Saved entries:
******************************

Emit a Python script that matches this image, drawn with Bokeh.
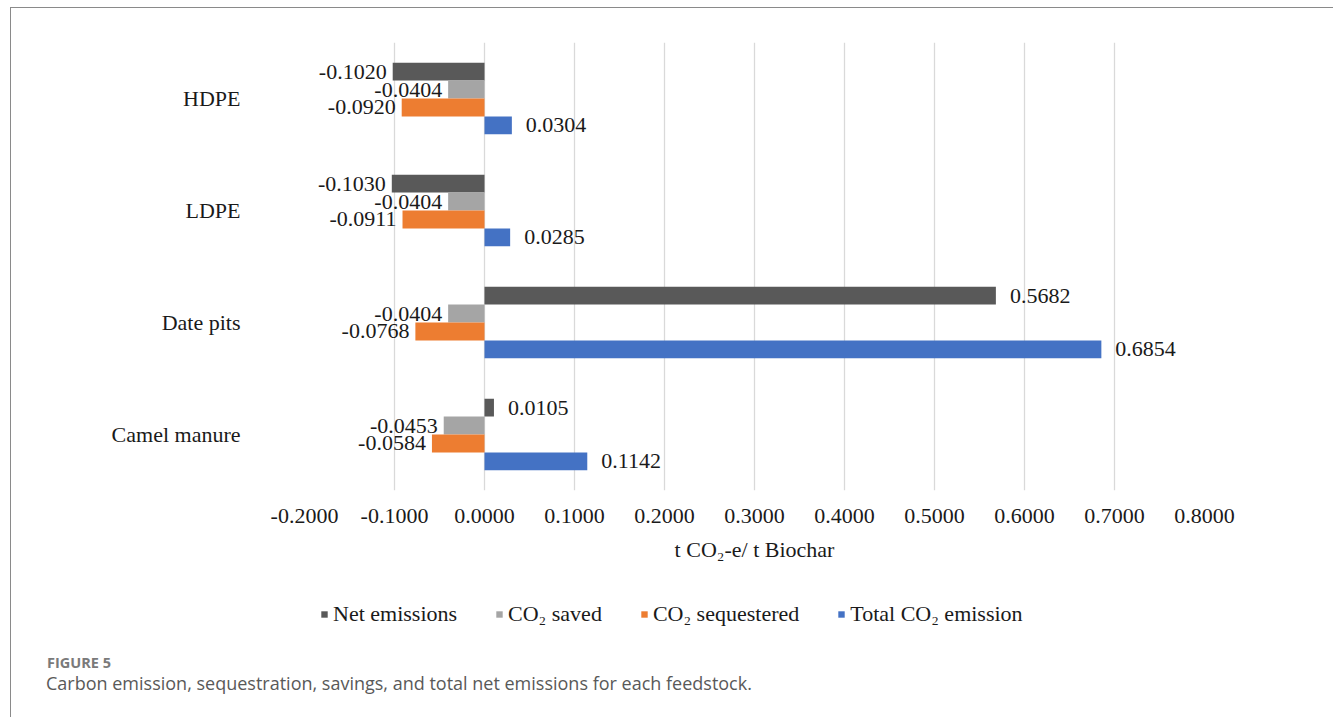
from bokeh.plotting import figure
from bokeh.layouts import column
from bokeh.models import (ColumnDataSource, FactorRange, Range1d, Legend, LegendItem,
                          Div, FixedTicker, NumeralTickFormatter)
from bokeh.transform import dodge
from bokeh.core.properties import value
from bokeh.embed import file_html
from bokeh.resources import INLINE

# ---- data ----
feedstocks = ["HDPE", "LDPE", "Date pits", "Camel manure"]
net_emissions = [-0.1020, -0.1030, 0.5682, 0.0105]
co2_saved = [-0.0404, -0.0404, -0.0404, -0.0453]
co2_sequestered = [-0.0920, -0.0911, -0.0768, -0.0584]
total_co2_emission = [0.0304, 0.0285, 0.6854, 0.1142]
series_names = ["Net emissions", "CO\u2082 saved", "CO\u2082 sequestered", "Total CO\u2082 emission"]
x_ticks = [-0.2, -0.1, 0.0, 0.1, 0.2, 0.3, 0.4, 0.5, 0.6, 0.7, 0.8]
x_title = "t CO\u2082-e/ t Biochar"
fig_label = "FIGURE 5"
caption = "Carbon emission, sequestration, savings, and total net emissions for each feedstock."

series_values = [net_emissions, co2_saved, co2_sequestered, total_co2_emission]
colors = ["#595959", "#A5A5A5", "#ED7D31", "#4472C4"]
offsets = [0.24, 0.08, -0.08, -0.24]

SERIF = "Liberation Serif"
TXT = "#1a1a1a"
W = 1321

# ---------------- main chart ----------------
p = figure(
    y_range=FactorRange(factors=list(reversed(feedstocks)), range_padding=0),
    x_range=Range1d(-0.2, 0.8),
    frame_width=900, frame_height=448,
    min_border_left=293, min_border_right=128, min_border_top=34, min_border_bottom=100,
    output_backend="svg", toolbar_location=None,
)
p.outline_line_color = None
p.background_fill_color = "white"
p.border_fill_color = "white"

p.ygrid.grid_line_color = None
p.xgrid.grid_line_color = "#D9D9D9"
p.xgrid.grid_line_width = 1.3

p.xaxis.ticker = FixedTicker(ticks=x_ticks)
p.xaxis.formatter = NumeralTickFormatter(format="0.0000")
p.xaxis.axis_line_color = None
p.xaxis.major_tick_line_color = None
p.xaxis.minor_tick_line_color = None
p.xaxis.major_tick_out = 0
p.xaxis.minor_tick_out = 0
p.xaxis.major_label_text_font = SERIF
p.xaxis.major_label_text_font_size = "22px"
p.xaxis.major_label_text_color = TXT
p.xaxis.major_label_standoff = 18
p.xaxis.axis_label = x_title
p.xaxis.axis_label_text_font = SERIF
p.xaxis.axis_label_text_font_size = "22px"
p.xaxis.axis_label_text_font_style = "normal"
p.xaxis.axis_label_text_color = TXT
p.xaxis.axis_label_standoff = 11

p.yaxis.axis_line_color = None
p.yaxis.major_tick_line_color = None
p.yaxis.minor_tick_line_color = None
p.yaxis.major_tick_out = 0
p.yaxis.minor_tick_out = 0
p.yaxis.major_label_text_font = SERIF
p.yaxis.major_label_text_font_size = "22px"
p.yaxis.major_label_text_color = TXT
p.yaxis.major_label_standoff = 64

for name, vals, col, off in zip(series_names, series_values, colors, offsets):
    src = ColumnDataSource(dict(
        cat=feedstocks,
        val=vals,
        lbl=["{:.4f}".format(v) for v in vals],
        align=["right" if v < 0 else "left" for v in vals],
        xo=[-6 if v < 0 else 14 for v in vals],
    ))
    p.hbar(y=dodge("cat", off, range=p.y_range), left=0, right="val", height=0.16,
           fill_color=col, line_color=None, source=src)
    p.text(x="val", y=dodge("cat", off, range=p.y_range), text="lbl", source=src,
           text_align="align", x_offset="xo", text_baseline="middle",
           text_font=value(SERIF), text_font_size="22px", text_color=TXT)

# ---------------- legend strip ----------------
H2 = 55
p2 = figure(width=W, height=H2, x_range=Range1d(-1, 1), y_range=Range1d(-1, len(feedstocks)),
            min_border_left=0, min_border_right=0, min_border_top=0, min_border_bottom=0,
            x_axis_location=None, y_axis_location=None,
            output_backend="svg", toolbar_location=None)
p2.outline_line_color = None
p2.xgrid.grid_line_color = None
p2.ygrid.grid_line_color = None
p2.border_fill_color = "white"
p2.background_fill_color = "white"

# legend proxies (hidden) carrying the same series
items = []
for name, vals, col in zip(series_names, series_values, colors):
    r = p2.hbar(y=list(range(len(vals))), right=vals, left=0, height=0.1,
                fill_color=col, line_color=None, visible=False)
    items.append(LegendItem(label=name, renderers=[r]))

legend = Legend(items=items, orientation="horizontal", location=(16, H2 - 27 - 11 + 1),
                glyph_width=8, glyph_height=8, label_standoff=5, spacing=38,
                padding=0, margin=0, border_line_color=None, background_fill_alpha=0,
                inactive_fill_alpha=0,
                label_text_font=SERIF, label_text_font_size="22px", label_text_color=TXT)
p2.add_layout(legend, "center")

# ---------------- caption ----------------
cap_html = (
    '<div style="font-family:\'Open Sans\';padding-top:3px;margin-left:31px;">'
    '<div style="font-size:14.5px;font-weight:bold;color:#7a7a7a;line-height:20px;">'
    + fig_label + '</div>'
    '<div style="font-size:18px;color:#595959;line-height:20px;margin-left:-1px;">'
    + caption + '</div></div>'
)
cap = Div(text=cap_html, width=W, height=70)

layout = column(p, p2, cap, spacing=0)
layout.styles = {"border": "1px solid #8a8a8a", "margin-left": "10px", "margin-top": "7px",
                 "background-color": "white"}

open("out.html", "w").write(file_html(layout, INLINE))
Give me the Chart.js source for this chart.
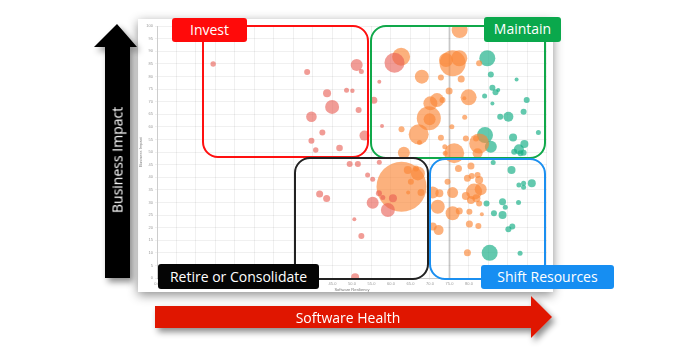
<!DOCTYPE html>
<html>
<head>
<meta charset="utf-8">
<script src="https://cdn.jsdelivr.net/npm/chart.js@4.4.1/dist/chart.umd.min.js"></script>
<style>
  html,body{margin:0;padding:0;background:#fff;width:700px;height:351px;overflow:hidden;font-family:"Open Sans",sans-serif;}
  #paper{position:absolute;left:138px;top:19px;width:415px;height:273px;background:#fff;box-shadow:0 3px 10px rgba(0,0,0,0.45);}
  #paper canvas{position:absolute;left:0;top:0;}
  .quad{position:absolute;border:2px solid;border-radius:16px;box-sizing:border-box;}
  .tag{position:absolute;color:#fff;font-size:14px;line-height:24px;text-align:center;border-radius:3px;white-space:nowrap;}
  svg{position:absolute;left:0;top:0;}
  .arrowtxt{position:absolute;color:#fff;font-size:14px;white-space:nowrap;}
</style>
</head>
<body>
<div id="paper"><canvas id="c" width="415" height="273"></canvas></div>

<div class="quad" style="left:202px;top:25px;width:167px;height:133px;border-color:#ff1010;"></div>
<div class="quad" style="left:370px;top:25px;width:176px;height:134px;border-color:#10a84a;"></div>
<div class="quad" style="left:294px;top:157px;width:135px;height:123px;border-color:#222;"></div>
<div class="quad" style="left:429px;top:158px;width:117px;height:122px;border-color:#1b8ff0;"></div>

<div class="tag" style="left:172px;top:18px;width:75px;height:24px;background:#ff0a0a;">Invest</div>
<div class="tag" style="left:484px;top:17px;width:77px;height:25px;background:#0aa84c;">Maintain</div>
<div class="tag" style="left:158px;top:264px;width:161px;height:25px;background:#050505;line-height:25px;">Retire or Consolidate</div>
<div class="tag" style="left:481px;top:265px;width:133px;height:24px;background:#168ef2;">Shift Resources</div>

<svg width="700" height="351">
  <defs>
    <filter id="sh" x="-30%" y="-30%" width="160%" height="160%">
      <feDropShadow dx="3" dy="4" stdDeviation="3" flood-color="#000" flood-opacity="0.45"/>
    </filter>
  </defs>
  <polygon filter="url(#sh)" fill="#000" points="105,278 105,47 94,47 117,24 137,47 130,47 130,278"/>
  <polygon filter="url(#sh)" fill="#e01406" points="155,306 531,306 531,296 552,317 531,338 531,328 155,328"/>
</svg>
<div class="arrowtxt" style="left:117px;top:160px;transform:translate(-50%,-50%) rotate(-90deg);">Business Impact</div>
<div class="arrowtxt" style="left:348px;top:317px;transform:translate(-50%,-50%);">Software Health</div>

<script>
// ---- data ----
const tickStep = 5;
const refLineX = 75;

const redX = [14.4,38.5,43.6,44.9,48.6,50.1,39.6,42.4,39.6,40.7,46.8,51.2,52.4,51.7,53.2,60.9,57.7,41.7,43.5,49.4,51.5,57.0,54.0,55.3,56.9,57.9,55.3,59.2,60.5,50.6,52.4,50.8,57.0,55.6];
const redY = [84.9,81.7,73.3,67.9,74.5,74.3,64.0,57.7,54.5,50.8,51.6,84.5,81.9,66.7,56.5,85.4,60.3,33.3,31.5,45.2,45.2,45.9,40.9,39.2,33.6,31.9,29.9,27.0,31.6,23.3,16.7,0.3,77.9,70.5];
const redSize = [2.7,3,4,7,2.5,2.2,5.3,3,3,2.7,3.3,6,2.5,3,5,10,2,3.5,3.5,3,3,2.5,2.5,2.5,3,2.5,6,7,4,2,3,4,2,3.5];

const orangeX = [62.6,67.9,72.8,77.6,75.8,77.5,74.1,78.0,74.9,79.9,78.8,71.8,70.1,73.2,69.7,69.9,62.7,67.1,67.3,72.8,75.6,78.9,79.2,81.8,82.6,82.6,73.8,76.2,63.3,73.9,62.7,64.3,65.1,66.9,67.7,64.4,66.4,77.3,80.5,82.2,74.5,79.6,80.7,82.6,82.2,83.0,81.3,75.8,79.2,80.5,81.9,82.6,70.7,72.4,72.0,75.8,77.5,80.1,83.3,80.1,82.4,70.7,72.2,79.6];
const orangeY = [87.8,79.9,79.6,98.4,85.2,87.2,86.5,79.0,74.2,71.7,71.3,70.6,69.3,70.6,63.4,63.0,59.0,57.0,53.8,55.7,60.0,63.8,55.4,55.4,53.4,85.2,52.1,49.5,49.7,49.5,36.2,42.9,38.2,41.5,33.9,33.9,43.5,43.5,44.4,49.5,38.2,39.6,40.5,38.9,40.9,35.2,34.3,33.9,32.5,31.0,31.6,29.6,33.9,33.6,28.3,25.7,26.6,26.3,25.3,21.4,20.6,20.4,19.0,10.0];
const orangeSize = [9,7,3,8,13,8,7,3.5,3.5,8,2,7,7,3,12,6,3,10,2.5,3,2.5,2.5,3,3,10,3,2.5,10,6,2.5,25,4,3,7,3.5,2,3,3.5,3.5,5,3,3.5,3,4,3,6,8,5.5,4,4,4,3,6,4,7,7,3.5,3,2,3.5,3,4,5,3.5];

const tealX = [84.7,85.6,92.2,86.0,86.8,87.5,84.0,86.0,94.8,90.1,88.0,94.0,84.1,91.3,97.8,85.6,92.8,94.2,91.6,94.0,85.3,93.1,84.5,88.6,89.3,86.4,88.6,90.1,91.1,92.7,90.9,92.8,94.0,96.1,94.0,86.2,93.2];
const tealY = [87.2,80.8,78.8,75.5,73.7,74.6,72.2,69.2,70.6,64.0,64.0,66.0,56.7,55.8,57.7,52.1,51.1,53.2,50.1,49.7,10.0,9.8,29.6,30.3,28.1,25.7,25.0,19.3,20.4,30.0,42.9,36.9,37.6,37.6,36.0,45.8,49.5];
const tealSize = [8,3,2,3,3,2,2.5,2,3,5,3,3,8,4,2.5,6,5,4,3,3,8,2.5,3,3.5,2.5,3,4,3,3,2.5,4,2.5,2.5,4,2.5,2.5,3];

function pts(xs, ys, rs){ return xs.map((x,i)=>({x:x, y:ys[i], r:rs[i]})); }

new Chart(document.getElementById('c'), {
  type: 'bubble',
  data: {
    datasets: [
      { type:'line', data:[{x:refLineX,y:0},{x:refLineX,y:100}], borderColor:'rgba(0,0,0,0.17)', borderWidth:2, pointRadius:0, order:10, clip:0 },
      { label:'red', data: pts(redX, redY, redSize), backgroundColor:'rgba(232,90,80,0.6)', borderWidth:0, clip:0 },
      { label:'orange', data: pts(orangeX, orangeY, orangeSize), backgroundColor:'rgba(250,135,55,0.65)', borderWidth:0, clip:0 },
      { label:'teal', data: pts(tealX, tealY, tealSize), backgroundColor:'rgba(25,175,135,0.68)', borderWidth:0, clip:0 }
    ]
  },
  options: {
    responsive:false, animation:false, events:[],
    layout:{ autoPadding:false, padding:{ top:7, right:5, left:0, bottom:0 } },
    plugins:{ legend:{display:false}, tooltip:{enabled:false} },
    scales:{
      x:{ type:'linear', min:0, max:100,
          ticks:{ stepSize:tickStep, autoSkip:false, maxRotation:0, font:{size:4}, color:'#999', padding:1, callback:v=>Number(v).toFixed(1) },
          grid:{ color:'rgba(0,0,0,0.06)', tickLength:2 },
          border:{ color:'rgba(0,0,0,0.15)' },
          title:{ display:true, text:'Software Resiliency', font:{size:4}, color:'#777', padding:{top:1,bottom:0} },
          afterFit:s=>{ s.height = 14; } },
      y:{ min:0, max:100,
          ticks:{ stepSize:tickStep, font:{size:4}, color:'#999', padding:2 },
          grid:{ color:'rgba(0,0,0,0.06)', tickLength:2 },
          border:{ color:'rgba(0,0,0,0.15)' },
          title:{ display:true, text:'Business Impact', font:{size:4}, color:'#777', padding:0 },
          afterFit:s=>{ s.width = 19; } }
    }
  }
});
</script>
</body>
</html>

******************************

The request: Give again, word for word, every line from the top of the data above to the line holding "from bokeh.resources import INLINE", inclusive, with the pictures left out.

Answer for the task:
Emit a Python script that matches this image, drawn with Bokeh.
from bokeh.plotting import figure
from bokeh.layouts import column
from bokeh.models import (ColumnDataSource, FactorRange, Range1d, Legend, LegendItem,
                          Div, FixedTicker, NumeralTickFormatter)
from bokeh.transform import dodge
from bokeh.core.properties import value
from bokeh.embed import file_html
from bokeh.resources import INLINE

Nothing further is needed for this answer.